George Foster - January 12th, 2006
How did weddings suddenly become a high-end, growth industry?
In the 1960s and 1970s, most marriage ceremonies I attended consisted of  barefootin’ on the beach and other creative, casual affairs. The newlyweds gratefully received my standard gift of freshly baked, whole-grain bread along with candles, incense, and love beads from others. 
By 2005, though, more than two million weddings were performed in the U.S. with an average price tag of $25,000 each. Just try bringing a gift of homemade bread to one of these costly, highly choreographed events now. 
I, too, was recently engaged, married, honeymooned and settled into living happily ever. Married life is great, but I found little focus of weddings and the aftermath relates to the groom and his needs. If so, wedding ceremonies would last ten minutes and receptions would go into the wee hours of the morning at a nightclub, filled with billiard games, bratwursts, wild music, and sports on wide-screen TVs.
Even our newspaper has devoted this issue to the theme of brides, wives, and women in general  - what they want and how to get it. Yet, who thinks of the husband... until it is too late? It takes two to tango - grooms are human beings, too. 
As a newlywed and recent groom, no one will ever ask me for marriage advice. I’m going to give it anyway. The following is a post-wedding survival list... for husbands. I only wish someone had passed on these suggestions to me.
First, guys - learn to enjoy showering with cucumber-apricot body lotion or honey nectar oils and the like. Old-fashioned bars of soap apparently are not available to married couples. Just remember, there is nothing wrong with smelling like a coconut when leaving the house in the morning. Other married men are simultaneously marching around like one big salad, proudly emanating scents of the many varieties of fruits and vegetables.   
Also, now is the time to discover the joys of diversifying your wardrobe. My approach previously focused on an efficient lifestyle: wearing the same jeans and tee-shirts everyday until a little ripe or worn out. I found this simplified strategy saved on laundry and clothing costs, not to mention valuable time in decision-making. 
My wife’s gifts of clothing and strong suggestions gradually resulted in me seeing the light - I now change my clothes EVERY DAY. I also wear sweaters, clean underwear, and am thinking about learning to iron. My progress has advanced to the point of spending seconds each day coordinating the colors of my wardrobe ensemble. All bachelors out there should begin doing the same.
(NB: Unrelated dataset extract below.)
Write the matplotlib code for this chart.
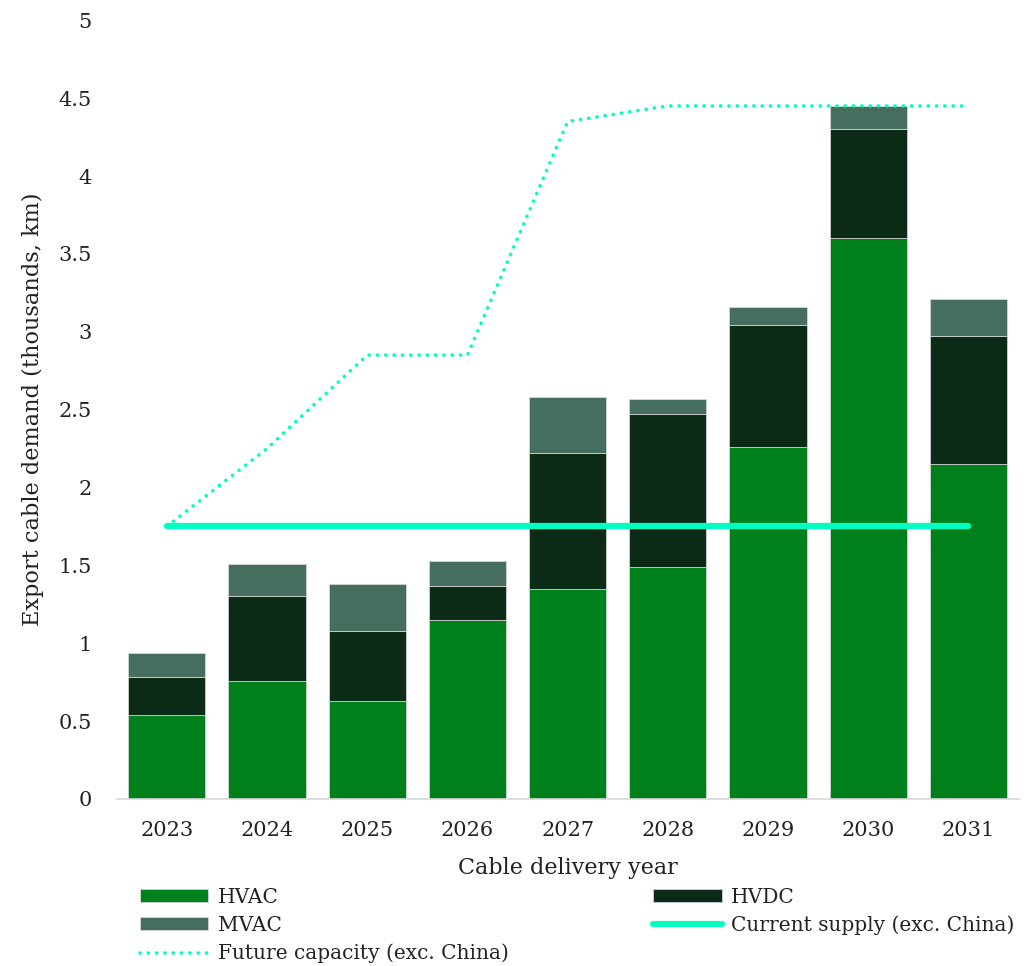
import numpy as np
import matplotlib
matplotlib.use('Agg')
from matplotlib import pyplot as plt

plt.rcParams['font.family'] = ['DejaVu Serif']

years = ['2023', '2024', '2025', '2026', '2027', '2028', '2029', '2030', '2031']
hvac = [0.54, 0.76, 0.63, 1.15, 1.35, 1.49, 2.26, 3.60, 2.15]
hvdc = [0.24, 0.54, 0.45, 0.22, 0.87, 0.98, 0.78, 0.70, 0.82]
mvac = [0.16, 0.21, 0.30, 0.16, 0.36, 0.10, 0.12, 0.15, 0.24]
current_supply = [1.75] * 9
future_capacity = [1.75, 2.25, 2.85, 2.85, 4.35, 4.45, 4.45, 4.45, 4.45]

c_hvac = '#00801A'
c_hvdc = '#0B2B16'
c_mvac = '#466E5E'
c_line = '#00FFC0'

x = np.arange(len(years))
hvac = np.array(hvac)
hvdc = np.array(hvdc)
mvac = np.array(mvac)

fig = plt.figure(figsize=(10.33, 9.66), dpi=100)
ax = fig.add_axes([0.113, 0.173, 0.873, 0.806])

w = 0.77
edge = '#dddddd'
h1 = ax.bar(x, hvac, w, color=c_hvac, edgecolor=edge, linewidth=0.5, label='HVAC', zorder=2)
h2 = ax.bar(x, hvdc, w, bottom=hvac, color=c_hvdc, edgecolor=edge, linewidth=0.5, label='HVDC', zorder=2)
h3 = ax.bar(x, mvac, w, bottom=hvac + hvdc, color=c_mvac, edgecolor=edge, linewidth=0.5, label='MVAC', zorder=2)
l1, = ax.plot(x, current_supply, color=c_line, lw=4.5, solid_capstyle='round',
              label='Current supply (exc. China)', zorder=3)
l2, = ax.plot(x, future_capacity, color=c_line, lw=2.6, linestyle=(0, (0.05, 2.25)),
              dash_capstyle='round', label='Future capacity (exc. China)', zorder=3)

ax.set_xlim(-0.5, 8.5)
ax.set_ylim(0, 5)
ax.set_xticks(x)
ax.set_xticklabels(years)
ax.set_yticks([0, 0.5, 1, 1.5, 2, 2.5, 3, 3.5, 4, 4.5, 5])
ax.set_yticklabels(['0', '0.5', '1', '1.5', '2', '2.5', '3', '3.5', '4', '4.5', '5'])
ax.tick_params(axis='both', length=0, labelsize=15, colors='#222222')
ax.tick_params(axis='x', pad=16)
ax.tick_params(axis='y', pad=18)
for s in ['top', 'right', 'left']:
    ax.spines[s].set_visible(False)
ax.spines['bottom'].set_color('#d9d9d9')
ax.spines['bottom'].set_linewidth(1.2)

ax.set_xlabel('Cable delivery year', fontsize=16, color='#222222', labelpad=12)
ax.set_ylabel('Export cable demand (thousands, km)', fontsize=16.2, color='#222222', labelpad=10)

# column-major fill: col1 HVAC, MVAC, Future; col2 HVDC, Current
handles = [h1, h3, l2, h2, l1]
labels = [h.get_label() for h in handles]
leg = fig.legend(handles, labels, loc='upper left', bbox_to_anchor=(0.118, 0.1),
                 ncol=2, frameon=False, fontsize=14.5, handlelength=3.4,
                 handleheight=0.6, handletextpad=0.45, labelspacing=0.45,
                 columnspacing=7.2)
for t in leg.get_texts():
    t.set_color('#222222')

fig.savefig('out.png', dpi=100)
The satisfaction gained from doing domestic chores was another important lesson for me. Before marriage, I didn’t realize the benefits of scrubbing bathrooms and sweeping floors more than once a decade. Who would have guessed that making the bed each morning could be such a delight?  Despite a previous aversion to washing dishes after each meal, I now enjoy performing this task - almost as much as cleaning bathrooms and making the bed.
My most important suggestion for those being healed of bachelorhood is to find an excellent partner like I did. Despite the adjustments mentioned above, I married Northern Michigan’s sweetest, kindest woman. 
And she definitely deserves a purple heart for attempting to civilize me.